-- SOURCE EXCERPT start --

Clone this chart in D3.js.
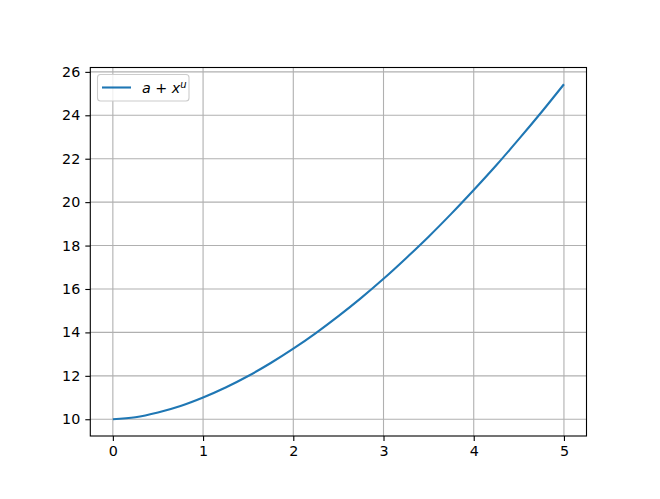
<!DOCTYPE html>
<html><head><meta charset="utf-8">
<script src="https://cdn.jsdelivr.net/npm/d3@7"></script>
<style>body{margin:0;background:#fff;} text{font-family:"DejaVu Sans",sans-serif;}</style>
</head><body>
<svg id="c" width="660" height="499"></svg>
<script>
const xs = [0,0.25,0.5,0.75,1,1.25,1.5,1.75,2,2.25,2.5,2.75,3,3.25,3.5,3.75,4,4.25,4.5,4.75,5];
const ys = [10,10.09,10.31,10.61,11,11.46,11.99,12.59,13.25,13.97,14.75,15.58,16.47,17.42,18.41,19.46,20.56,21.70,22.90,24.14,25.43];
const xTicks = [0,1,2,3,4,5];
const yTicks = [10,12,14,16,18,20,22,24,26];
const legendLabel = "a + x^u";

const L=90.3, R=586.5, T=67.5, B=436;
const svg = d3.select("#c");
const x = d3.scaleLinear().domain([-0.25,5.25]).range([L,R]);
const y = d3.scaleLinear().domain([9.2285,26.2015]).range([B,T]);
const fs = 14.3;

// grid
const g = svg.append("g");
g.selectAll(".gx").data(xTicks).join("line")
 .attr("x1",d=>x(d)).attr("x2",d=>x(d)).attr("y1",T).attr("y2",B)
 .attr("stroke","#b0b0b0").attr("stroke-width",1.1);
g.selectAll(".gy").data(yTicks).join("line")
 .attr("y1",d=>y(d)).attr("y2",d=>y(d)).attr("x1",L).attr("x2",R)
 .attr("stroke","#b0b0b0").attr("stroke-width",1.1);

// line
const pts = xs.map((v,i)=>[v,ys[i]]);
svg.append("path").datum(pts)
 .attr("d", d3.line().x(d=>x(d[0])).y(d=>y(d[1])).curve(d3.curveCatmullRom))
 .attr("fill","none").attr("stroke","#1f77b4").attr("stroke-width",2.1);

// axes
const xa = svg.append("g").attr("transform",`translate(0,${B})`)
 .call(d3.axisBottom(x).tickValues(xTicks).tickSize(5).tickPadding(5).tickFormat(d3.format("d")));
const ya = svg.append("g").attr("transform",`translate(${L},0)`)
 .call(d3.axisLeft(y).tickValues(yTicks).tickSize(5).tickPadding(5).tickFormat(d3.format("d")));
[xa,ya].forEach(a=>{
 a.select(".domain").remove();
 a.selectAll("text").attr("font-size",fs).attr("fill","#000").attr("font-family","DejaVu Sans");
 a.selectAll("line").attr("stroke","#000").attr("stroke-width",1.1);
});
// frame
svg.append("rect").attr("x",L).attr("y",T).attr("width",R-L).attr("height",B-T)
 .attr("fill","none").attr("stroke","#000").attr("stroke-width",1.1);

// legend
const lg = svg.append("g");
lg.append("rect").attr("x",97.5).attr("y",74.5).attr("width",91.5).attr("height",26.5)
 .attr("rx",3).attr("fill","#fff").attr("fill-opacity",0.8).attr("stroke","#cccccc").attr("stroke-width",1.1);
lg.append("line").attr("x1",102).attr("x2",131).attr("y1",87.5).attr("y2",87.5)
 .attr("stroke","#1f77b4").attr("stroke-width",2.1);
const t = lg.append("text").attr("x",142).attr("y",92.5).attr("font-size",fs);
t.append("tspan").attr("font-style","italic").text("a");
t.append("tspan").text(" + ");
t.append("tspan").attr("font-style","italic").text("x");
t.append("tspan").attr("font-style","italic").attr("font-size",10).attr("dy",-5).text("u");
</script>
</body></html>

-- SOURCE EXCERPT end --

GOAL OF THE EXERCISE: Leave out any pictures and return exactly the lines from the beginning of the data through the line with "const fs = 14.3;", inclusive.

REPLY TO THE TASK:
Clone this chart in D3.js.
<!DOCTYPE html>
<html><head><meta charset="utf-8">
<script src="https://cdn.jsdelivr.net/npm/d3@7"></script>
<style>body{margin:0;background:#fff;} text{font-family:"DejaVu Sans",sans-serif;}</style>
</head><body>
<svg id="c" width="660" height="499"></svg>
<script>
const xs = [0,0.25,0.5,0.75,1,1.25,1.5,1.75,2,2.25,2.5,2.75,3,3.25,3.5,3.75,4,4.25,4.5,4.75,5];
const ys = [10,10.09,10.31,10.61,11,11.46,11.99,12.59,13.25,13.97,14.75,15.58,16.47,17.42,18.41,19.46,20.56,21.70,22.90,24.14,25.43];
const xTicks = [0,1,2,3,4,5];
const yTicks = [10,12,14,16,18,20,22,24,26];
const legendLabel = "a + x^u";

const L=90.3, R=586.5, T=67.5, B=436;
const svg = d3.select("#c");
const x = d3.scaleLinear().domain([-0.25,5.25]).range([L,R]);
const y = d3.scaleLinear().domain([9.2285,26.2015]).range([B,T]);
const fs = 14.3;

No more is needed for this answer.